Hubbard was part of the investor group assembled by Reynolds, a multi-millionaire entrepreneur who liked buying troubled banks. Hubbard was working as the senior lending officer at a Reynolds's first bank, in his home town of Huntington, W.Va. She became chief executive of Abigail Adams, and following Carr's departure in 2005, took over as chief executive of Adams National as well.
In recent years, Adams National made several large loans to condominium developers, including some for affordable-housing projects. As the real estate market soured and would-be home buyers struggled to qualify for loans, some developers found themselves unable to sell their products -- or to repay their banks.
The problems in the Washington area have been relatively mild compared with Sun Belt markets such as Arizona, Nevada, California and Florida.
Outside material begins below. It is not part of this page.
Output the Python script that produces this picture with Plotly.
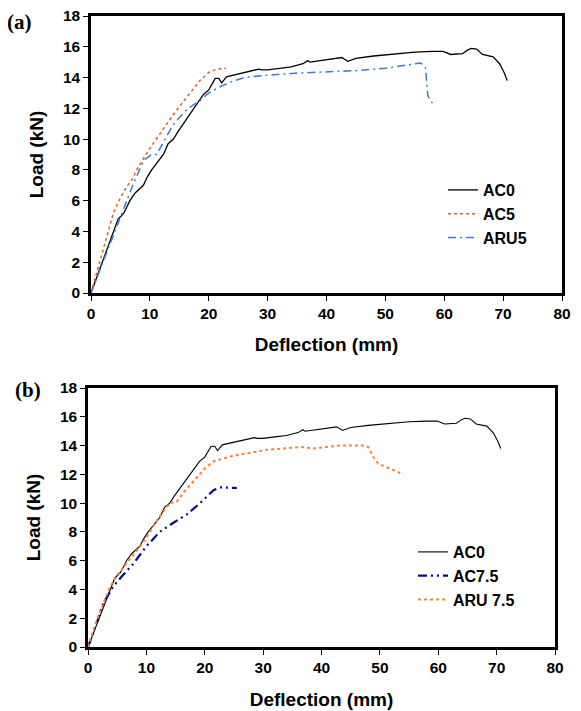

But Adams National fared worse than most Washington area banks. Reynolds estimated that the bank could eventually be forced to write off up to $10 million in bad loans, roughly twice the losses it has acknowledged.
Abigail Adams also strained under a mandate to produce high returns for its investors. Its dividend payouts of $866,000 in the first half of 2008 exceeded its income of $647,000 during the same period, draining its reserves.
Regulators gradually increased their scrutiny of the bank's operations. In 2006, Adams National was included on a list of banks with high concentrations of construction and development loans. Regulators scrutinized those loans and encouraged the bank to diversify its lending.
With the bank now on the list of "troubled" institutions, the board must submit the name of Hubbard's replacement for federal approval.
Reynolds said that the board would discuss the hiring process at its meeting today and that he hoped to hire a new chief executive "reasonably soon." He said he would like to hire a woman.